**Set problem**: Type out all the records word for word. Any pictures are to be left out.

— begin —

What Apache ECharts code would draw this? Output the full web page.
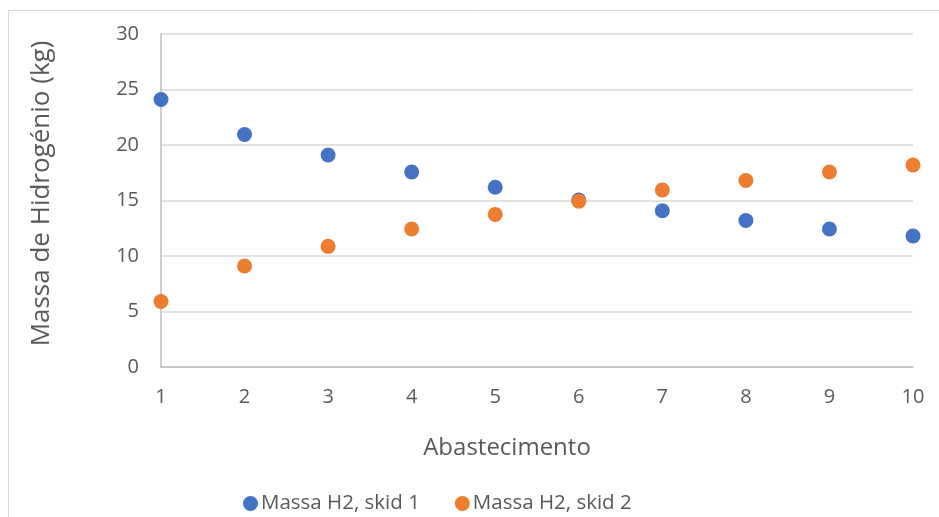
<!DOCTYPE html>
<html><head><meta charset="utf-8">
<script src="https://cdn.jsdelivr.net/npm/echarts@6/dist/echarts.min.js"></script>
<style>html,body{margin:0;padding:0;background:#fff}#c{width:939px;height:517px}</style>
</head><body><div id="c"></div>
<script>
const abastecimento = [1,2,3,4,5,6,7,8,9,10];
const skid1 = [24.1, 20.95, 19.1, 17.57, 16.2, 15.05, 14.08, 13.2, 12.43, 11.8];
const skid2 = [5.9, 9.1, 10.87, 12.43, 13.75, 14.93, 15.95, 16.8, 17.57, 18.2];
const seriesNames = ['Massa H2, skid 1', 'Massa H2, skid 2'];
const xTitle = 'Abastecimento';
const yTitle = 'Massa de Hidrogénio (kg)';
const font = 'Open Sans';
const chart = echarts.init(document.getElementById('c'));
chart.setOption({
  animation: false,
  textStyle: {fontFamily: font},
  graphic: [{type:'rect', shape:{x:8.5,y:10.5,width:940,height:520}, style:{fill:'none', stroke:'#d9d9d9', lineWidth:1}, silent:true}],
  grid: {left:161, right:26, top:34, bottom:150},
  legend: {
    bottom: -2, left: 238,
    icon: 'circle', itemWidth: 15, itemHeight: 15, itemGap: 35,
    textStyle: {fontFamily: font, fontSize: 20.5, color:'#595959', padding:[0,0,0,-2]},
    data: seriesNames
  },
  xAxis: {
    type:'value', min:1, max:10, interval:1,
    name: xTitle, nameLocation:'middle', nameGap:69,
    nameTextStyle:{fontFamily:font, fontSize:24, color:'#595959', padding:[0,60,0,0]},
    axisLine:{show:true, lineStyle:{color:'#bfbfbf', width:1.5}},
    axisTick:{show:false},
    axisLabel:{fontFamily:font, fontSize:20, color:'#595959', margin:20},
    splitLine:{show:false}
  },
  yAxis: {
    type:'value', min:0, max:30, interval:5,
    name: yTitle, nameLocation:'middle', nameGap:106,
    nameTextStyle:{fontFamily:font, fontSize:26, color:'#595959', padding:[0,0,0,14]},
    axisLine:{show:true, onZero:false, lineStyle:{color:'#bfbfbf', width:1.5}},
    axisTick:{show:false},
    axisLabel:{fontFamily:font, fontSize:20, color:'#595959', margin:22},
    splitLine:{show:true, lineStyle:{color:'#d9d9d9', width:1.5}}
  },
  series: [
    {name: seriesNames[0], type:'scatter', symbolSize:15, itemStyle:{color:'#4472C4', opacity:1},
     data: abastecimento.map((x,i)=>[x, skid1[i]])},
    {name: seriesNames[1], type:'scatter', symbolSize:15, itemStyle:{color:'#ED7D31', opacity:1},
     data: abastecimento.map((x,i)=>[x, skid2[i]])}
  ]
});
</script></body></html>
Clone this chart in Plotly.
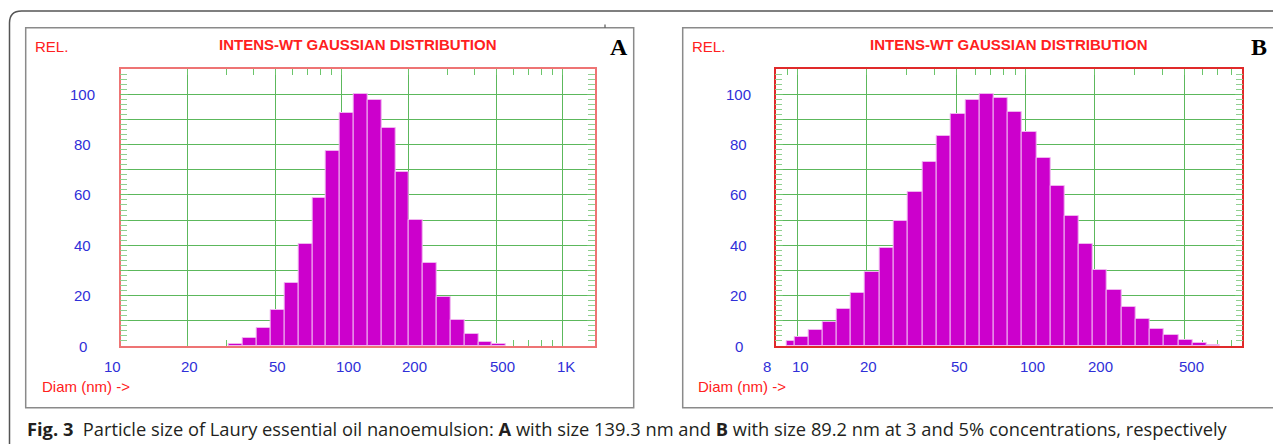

— end —

**Result**:
What Apache ECharts code would draw this? Output the full web page.
<!DOCTYPE html>
<html><head><meta charset="utf-8">
<script src="https://cdn.jsdelivr.net/npm/echarts@6/dist/echarts.min.js"></script>
<style>html,body{margin:0;padding:0;background:#fff}#c{width:939px;height:517px}</style>
</head><body><div id="c"></div>
<script>
const abastecimento = [1,2,3,4,5,6,7,8,9,10];
const skid1 = [24.1, 20.95, 19.1, 17.57, 16.2, 15.05, 14.08, 13.2, 12.43, 11.8];
const skid2 = [5.9, 9.1, 10.87, 12.43, 13.75, 14.93, 15.95, 16.8, 17.57, 18.2];
const seriesNames = ['Massa H2, skid 1', 'Massa H2, skid 2'];
const xTitle = 'Abastecimento';
const yTitle = 'Massa de Hidrogénio (kg)';
const font = 'Open Sans';
const chart = echarts.init(document.getElementById('c'));
chart.setOption({
  animation: false,
  textStyle: {fontFamily: font},
  graphic: [{type:'rect', shape:{x:8.5,y:10.5,width:940,height:520}, style:{fill:'none', stroke:'#d9d9d9', lineWidth:1}, silent:true}],
  grid: {left:161, right:26, top:34, bottom:150},
  legend: {
    bottom: -2, left: 238,
    icon: 'circle', itemWidth: 15, itemHeight: 15, itemGap: 35,
    textStyle: {fontFamily: font, fontSize: 20.5, color:'#595959', padding:[0,0,0,-2]},
    data: seriesNames
  },
  xAxis: {
    type:'value', min:1, max:10, interval:1,
    name: xTitle, nameLocation:'middle', nameGap:69,
    nameTextStyle:{fontFamily:font, fontSize:24, color:'#595959', padding:[0,60,0,0]},
    axisLine:{show:true, lineStyle:{color:'#bfbfbf', width:1.5}},
    axisTick:{show:false},
    axisLabel:{fontFamily:font, fontSize:20, color:'#595959', margin:20},
    splitLine:{show:false}
  },
  yAxis: {
    type:'value', min:0, max:30, interval:5,
    name: yTitle, nameLocation:'middle', nameGap:106,
    nameTextStyle:{fontFamily:font, fontSize:26, color:'#595959', padding:[0,0,0,14]},
    axisLine:{show:true, onZero:false, lineStyle:{color:'#bfbfbf', width:1.5}},
    axisTick:{show:false},
    axisLabel:{fontFamily:font, fontSize:20, color:'#595959', margin:22},
    splitLine:{show:true, lineStyle:{color:'#d9d9d9', width:1.5}}
  },
  series: [
    {name: seriesNames[0], type:'scatter', symbolSize:15, itemStyle:{color:'#4472C4', opacity:1},
     data: abastecimento.map((x,i)=>[x, skid1[i]])},
    {name: seriesNames[1], type:'scatter', symbolSize:15, itemStyle:{color:'#ED7D31', opacity:1},
     data: abastecimento.map((x,i)=>[x, skid2[i]])}
  ]
});
</script></body></html>
Clone this chart in Plotly.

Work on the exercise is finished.